A “DILAPIDATED” building on the edge of the city centre can be converted into flats – planners have agreed.

The three-storey former office building on Wenlock Street, off Leeds Road, has been vacant for years, and its windows are currently either boarded up or smashed.

Earlier this year a planning application to convert the building into nine apartments was submitted to Bradford Council by Mo Safdar.

The plans have now been approved, with council officers saying the work would bring a prominent, derelict building back into use as “spacious, self-contained apartments". 

The flats would be a mix of one and two bed, and the development would include an area of outdoor amenity space for future residents.

There would be one car parking space and nine cycle parking spaces in the basement area.
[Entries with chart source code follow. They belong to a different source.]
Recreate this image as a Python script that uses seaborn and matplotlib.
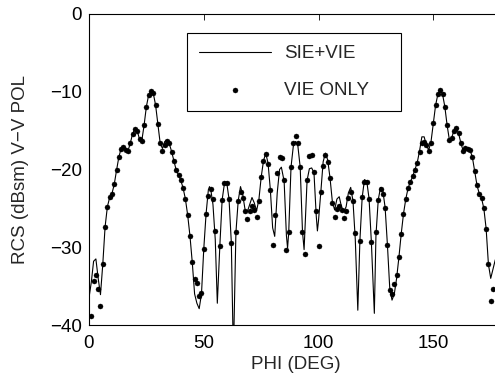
import matplotlib
matplotlib.use("Agg")
import matplotlib.pyplot as plt
import seaborn as sns
import pandas as pd

# SIE+VIE (solid line) samples
line_phi = [0, 1, 2, 3, 4, 5, 6, 7, 8, 9, 10, 11, 12, 13, 14, 15, 16, 17, 18, 19,
            20, 21, 22, 23, 24, 25, 26, 27, 28, 29, 30, 31, 32, 33, 34, 35, 36, 37, 38, 39,
            40, 41, 42, 43, 44, 45, 46, 47, 48, 49, 50, 51, 52, 52.5, 53, 54, 55, 55.9, 57, 58,
            59, 59.7, 60, 61, 62, 62.9, 64, 65, 66, 67, 68, 69, 70, 71, 72, 73, 74, 75, 76, 77,
            78, 79, 80, 80.9, 82, 83, 83.8, 85, 86, 86.5, 87, 88, 89, 90, 91, 92, 93, 93.7, 95, 96,
            97, 98, 99, 99.5, 100, 101, 102, 103, 104, 105, 106, 107, 108, 109, 110, 111, 112, 113, 114, 115,
            116, 117.1, 118, 119, 120, 121, 122, 123, 124.3, 125, 126, 127, 128, 129, 130, 131, 132, 133, 134, 135,
            136, 137, 138, 139, 140, 141, 142, 143, 144, 145, 146, 147, 148, 149, 150, 151, 152, 153, 154, 155,
            156, 157, 158, 159, 160, 161, 162, 163, 164, 165, 166, 167, 168, 169, 170, 171, 172, 173, 174, 175,
            176, 177, 178, 179, 180]
line_rcs = [-36.5, -34.5, -31.8, -31.5, -34.0, -36.1, -32.2, -27.4, -24.8, -23.6, -23.1, -21.9, -20.1, -18.4, -17.3, -17.1, -17.5, -17.6, -16.6, -15.4,
            -14.75, -15.0, -16.1, -16.3, -14.3, -11.9, -10.4, -9.9, -10.2, -11.7, -14.1, -16.6, -17.3, -16.4, -16.2, -16.7, -17.7, -18.9, -20.1, -20.7,
            -21.4, -22.4, -23.8, -25.9, -28.6, -32.0, -36.0, -37.2, -37.9, -36.0, -30.2, -25.7, -22.6, -22.2, -22.5, -24.5, -29.0, -37.2, -29.8, -23.9,
            -21.8, -21.6, -21.7, -23.8, -29.4, -44.0, -28.1, -24.0, -22.2, -23.3, -25.2, -25.4, -24.5, -23.6, -24.3, -25.3, -23.9, -21.0, -18.9, -17.9,
            -19.2, -22.6, -27.5, -28.6, -23.0, -20.0, -19.7, -21.5, -28.5, -30.1, -28.1, -19.7, -17.0, -16.4, -17.0, -19.7, -28.0, -30.3, -21.4, -19.9,
            -19.8, -20.4, -26.0, -27.9, -26.5, -22.85, -19.0, -17.9, -18.8, -21.1, -24.1, -25.2, -23.8, -23.5, -24.8, -25.4, -24.8, -23.0, -22.3, -24.05,
            -29.0, -38.1, -29.2, -23.6, -21.3, -21.5, -23.75, -29.3, -38.5, -28.5, -23.9, -22.3, -22.7, -24.9, -29.7, -35.2, -36.8, -36.0, -34.0, -31.3,
            -28.3, -25.7, -23.8, -22.4, -21.6, -20.9, -20.0, -19.1, -17.6, -15.8, -15.8, -16.9, -17.5, -16.4, -14.06, -11.7, -10.3, -9.8, -10.3, -11.9,
            -14.3, -16.2, -15.9, -15.0, -14.7, -15.35, -16.6, -17.6, -17.2, -17.3, -17.5, -18.4, -20.2, -22.0, -23.1, -23.7, -25.0, -27.6, -32.2, -34.0,
            -32.8, -31.6, -31.5, -33.5, -35.5]

# VIE ONLY (dots)
dot_phi = [1, 2, 3, 4, 5, 6, 7, 8, 9, 10, 11, 12, 13, 14, 15, 16, 17, 18, 19, 20,
           21, 22, 23, 24, 25, 26, 27, 28, 29, 30, 31, 32, 33, 34, 35, 36, 37, 38, 39, 40,
           41, 42, 43, 44, 45, 46, 47, 48, 49, 50, 51, 52, 53, 54, 55, 57, 58, 59, 60, 61,
           62, 64, 65, 66, 67, 68, 69, 70, 71, 72, 73, 74, 75, 76, 77, 78, 79, 80, 81, 82,
           83, 84, 85, 86, 87, 88, 89, 90, 91, 92, 93, 94, 95, 96, 97, 98, 99, 100, 101, 102,
           103, 104, 105, 106, 107, 108, 109, 110, 111, 112, 113, 114, 115, 116, 118, 119, 120, 121, 122, 123,
           125, 126, 127, 128, 129, 130, 131, 132, 133, 134, 135, 136, 137, 138, 139, 140, 141, 142, 143, 144,
           145, 146, 147, 148, 149, 150, 151, 152, 153, 154, 155, 156, 157, 158, 159, 160, 161, 162, 163, 164,
           165, 166, 167, 168, 169, 170, 171, 172, 173, 174, 175, 176]
dot_rcs = [-38.8, -34.4, -33.6, -35.4, -37.5, -32.2, -27.4, -24.8, -23.6, -23.1, -21.9, -20.1, -18.4, -17.3, -17.1, -17.5, -17.6, -16.6, -15.4, -14.75,
           -15.0, -16.1, -16.3, -14.3, -11.9, -10.4, -9.9, -10.2, -11.7, -14.1, -16.6, -17.6, -16.85, -16.3, -16.6, -17.7, -18.9, -20.1, -20.7, -21.4,
           -22.4, -23.8, -25.9, -28.6, -31.9, -34.1, -34.6, -36.3, -35.9, -30.2, -25.7, -23.4, -22.5, -23.8, -27.9, -29.8, -23.9, -21.8, -21.7, -23.8,
           -29.4, -28.1, -24.0, -22.85, -23.7, -25.4, -26.4, -25.4, -24.7, -25.2, -26.1, -24.0, -21.0, -18.9, -18.0, -19.3, -22.6, -29.7, -25.85, -20.4,
           -18.35, -18.5, -21.35, -30.4, -28.1, -19.7, -16.55, -15.7, -16.55, -19.7, -28.0, -30.9, -21.4, -18.3, -18.1, -20.3, -25.4, -29.8, -22.85, -19.5,
           -18.1, -19.0, -21.1, -24.35, -26.15, -25.1, -24.7, -25.2, -26.3, -25.3, -23.7, -22.85, -24.05, -28.2, -29.2, -23.6, -21.6, -21.6, -23.75, -29.3,
           -28.0, -23.9, -22.5, -23.15, -24.9, -29.7, -35.5, -36.0, -34.7, -33.6, -31.3, -28.3, -25.7, -23.8, -22.4, -21.6, -20.9, -20.0, -19.1, -17.8,
           -16.6, -16.4, -16.85, -17.6, -16.6, -14.06, -11.7, -10.3, -9.8, -10.3, -11.9, -14.3, -16.2, -15.9, -15.0, -14.7, -15.35, -16.6, -17.6, -17.2,
           -17.3, -17.5, -18.4, -20.2, -22.0, -23.1, -23.7, -25.0, -27.6, -32.2, -36.9, -35.4]

x_ticks = [0, 50, 100, 150]
y_ticks = [0, -10, -20, -30, -40]

sns.set_style("white")
plt.rcParams['font.family'] = ['Liberation Sans', 'DejaVu Sans']
plt.rcParams['font.size'] = 13.5

fig = plt.figure(figsize=(4.95, 3.81), dpi=100)
ax = fig.add_axes([89 / 495, 56 / 381, 413.2 / 495, 311 / 381])

line_df = pd.DataFrame({"phi": line_phi, "rcs": line_rcs})
dot_df = pd.DataFrame({"phi": dot_phi, "rcs": dot_rcs})

sns.lineplot(data=line_df, x="phi", y="rcs", ax=ax, color="black", linewidth=0.8,
             label="SIE+VIE", sort=False, estimator=None)
sns.scatterplot(data=dot_df, x="phi", y="rcs", ax=ax, color="black", s=13,
                edgecolor="black", linewidth=0.3, label="VIE ONLY", zorder=3)

ax.set_xlim(0, 180)
ax.set_ylim(-40, 0)
ax.set_xticks(x_ticks)
ax.set_yticks(y_ticks)
ax.set_xlabel("PHI (DEG)", fontsize=13.5, labelpad=3)
ax.set_ylabel("RCS (dBsm) V\u2212V POL", fontsize=13.5, labelpad=15)
ax.tick_params(direction="in", length=4, width=0.6, top=True, right=True,
               labelsize=13.5, pad=7, colors="black")
ax.tick_params(axis="y", pad=5)
for sp in ax.spines.values():
    sp.set_visible(True)
    sp.set_color("black")
    sp.set_linewidth(0.8)

leg = ax.legend(loc="upper left", bbox_to_anchor=(0.237, 0.698, 0.518, 0.241),
                mode="expand", frameon=True, fancybox=False, shadow=False,
                handlelength=3.8, handletextpad=0.7, borderpad=0.66,
                labelspacing=1.02, scatterpoints=1, fontsize=13.5, borderaxespad=0)
leg.get_frame().set_edgecolor("black")
leg.get_frame().set_linewidth(0.8)
leg.get_frame().set_alpha(1)

fig.savefig("out.png", dpi=100)
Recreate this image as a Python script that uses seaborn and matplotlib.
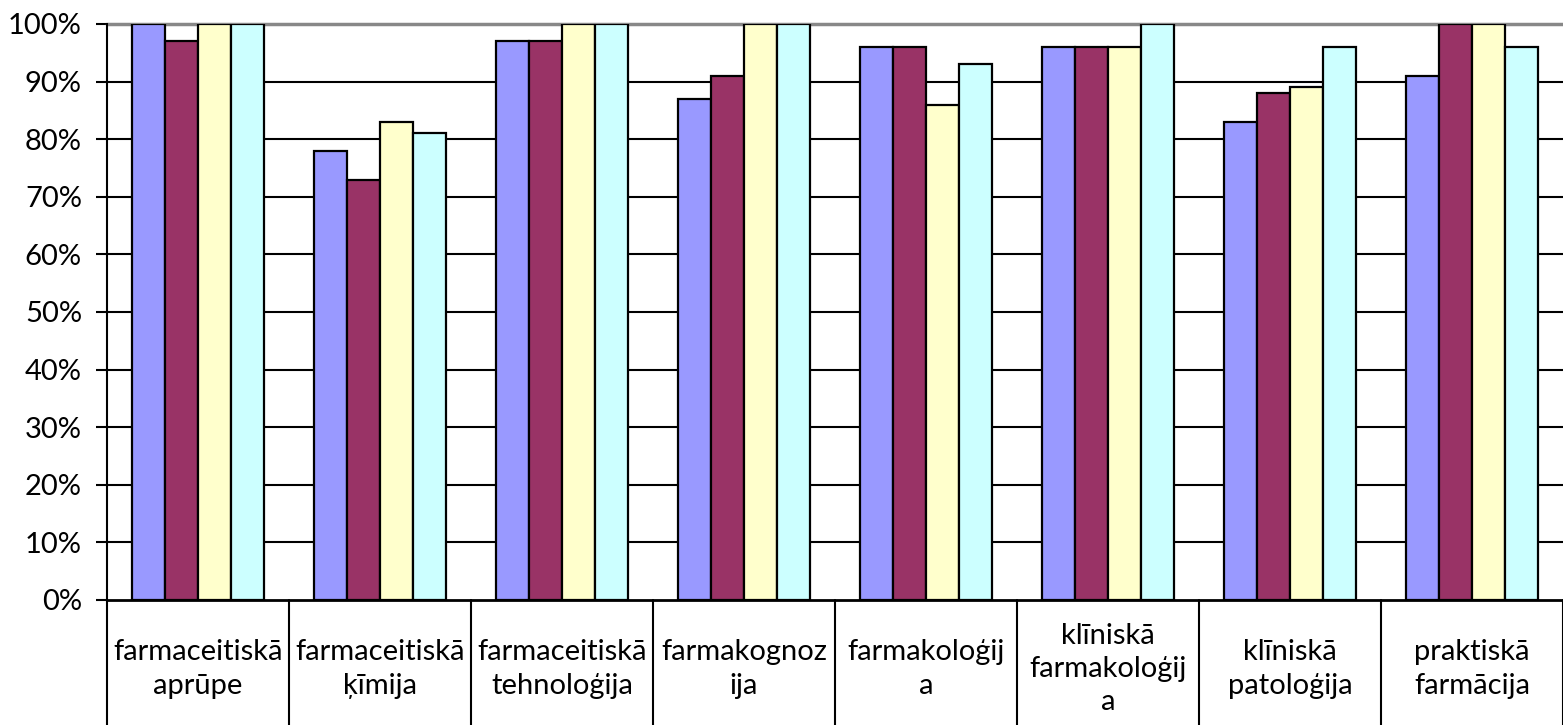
import matplotlib
matplotlib.use("Agg")
import matplotlib.pyplot as plt
import matplotlib.transforms as mtransforms
import seaborn as sns
import numpy as np
import pandas as pd

sns.set_theme(style="white")
plt.rcParams['font.family'] = ['Lato', 'DejaVu Sans']

# Dati
kategorijas = [
    "farmaceitiskā\naprūpe",
    "farmaceitiskā\nķīmija",
    "farmaceitiskā\ntehnoloģija",
    "farmakognoz\nija",
    "farmakoloģij\na",
    "klīniskā\nfarmakoloģij\na",
    "klīniskā\npatoloģija",
    "praktiskā\nfarmācija",
]
serijas = ["1", "2", "3", "4"]
s1 = [100, 78, 97, 87, 96, 96, 83, 91]
s2 = [97, 73, 97, 91, 96, 96, 88, 100]
s3 = [100, 83, 100, 100, 86, 96, 89, 100]
s4 = [100, 81, 100, 100, 93, 100, 96, 96]
krasas = ["#9999FF", "#993366", "#FFFFCC", "#CCFFFF"]

df = pd.DataFrame({
    "kategorija": np.tile(kategorijas, 4),
    "serija": np.repeat(serijas, len(kategorijas)),
    "vertiba": np.array(s1 + s2 + s3 + s4) / 100.0,
})

fig = plt.figure(figsize=(15.63, 7.25), dpi=100)
ax = fig.add_axes([107 / 1563, 125 / 725, 1 - 107 / 1563, 576 / 725])

sns.barplot(
    data=df, x="kategorija", y="vertiba", hue="serija",
    order=kategorijas, hue_order=serijas, palette=krasas, saturation=1,
    width=0.73, gap=0, edgecolor="black", linewidth=1.6,
    legend=False, ax=ax, zorder=3,
)

ax.set_ylim(0, 1)
ax.set_xlim(-0.5, len(kategorijas) - 0.5)
ax.set_yticks(np.arange(0, 1.01, 0.1))
ax.set_yticklabels([f"{int(round(v * 100))}%" for v in np.arange(0, 1.01, 0.1)])
ax.tick_params(axis="y", which="both", left=True, length=8, width=1.5,
               color="black", labelsize=21, pad=10, labelcolor="black")
ax.tick_params(axis="x", bottom=False, labelbottom=False)
ax.set_xlabel("")
ax.set_ylabel("")

# horizontālās režģa līnijas
for v in np.arange(0.1, 0.95, 0.1):
    ax.axhline(v, color="black", lw=1.5, zorder=1)
ax.axhline(1.0, color="#888888", lw=2.5, zorder=1, clip_on=False)

for side in ["top", "right"]:
    ax.spines[side].set_visible(False)
ax.spines["left"].set_color("black")
ax.spines["left"].set_linewidth(1.5)
ax.spines["bottom"].set_color("black")
ax.spines["bottom"].set_linewidth(2)

# kategoriju tabulas atdalītāji un teksti
trans = mtransforms.blended_transform_factory(ax.transData, ax.transAxes)
for i in range(len(kategorijas) + 1):
    ax.plot([i - 0.5, i - 0.5], [0, -0.3], transform=trans, color="black",
            lw=1.5, clip_on=False)
for i, nos in enumerate(kategorijas):
    ax.text(i, -0.12, nos, transform=trans, ha="center", va="center",
            fontsize=21, linespacing=1.35, color="black")

fig.savefig("out.png", dpi=100)
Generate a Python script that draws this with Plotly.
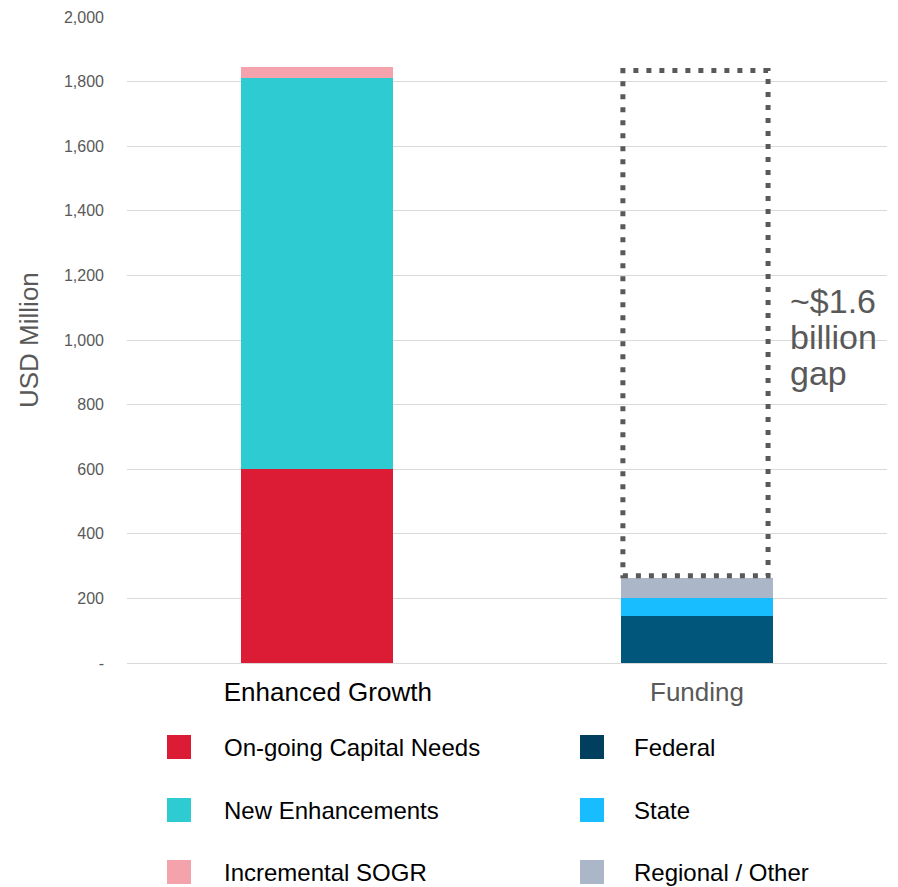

Planners pointed out that the building lies within an employment zone, and losing office space to residential use in such areas would normally be blocked.

But they added: “Bringing this property back into a viable use through providing nine self-contained residential apartments close to the city centre and improving the appearance of this dilapidated building and securing its future use and maintenance would be a benefit to the locality and the setting of nearby listed buildings as well as meet local housing need.

“The changes to the principal elevation will improve the appearance of the building with the alterations being fairly minor and largely restricted to windows and openings.

“The proposal is deemed to provide a good standard of residential accommodation and will bring a vacant and derelict former mill building close to the city centre back into a viable use through the provision of nine spacious self-contained apartments.

“Given the dilapidated condition of the building currently the external changes will improve the appearance of the building and also that of the street scene and wider area.”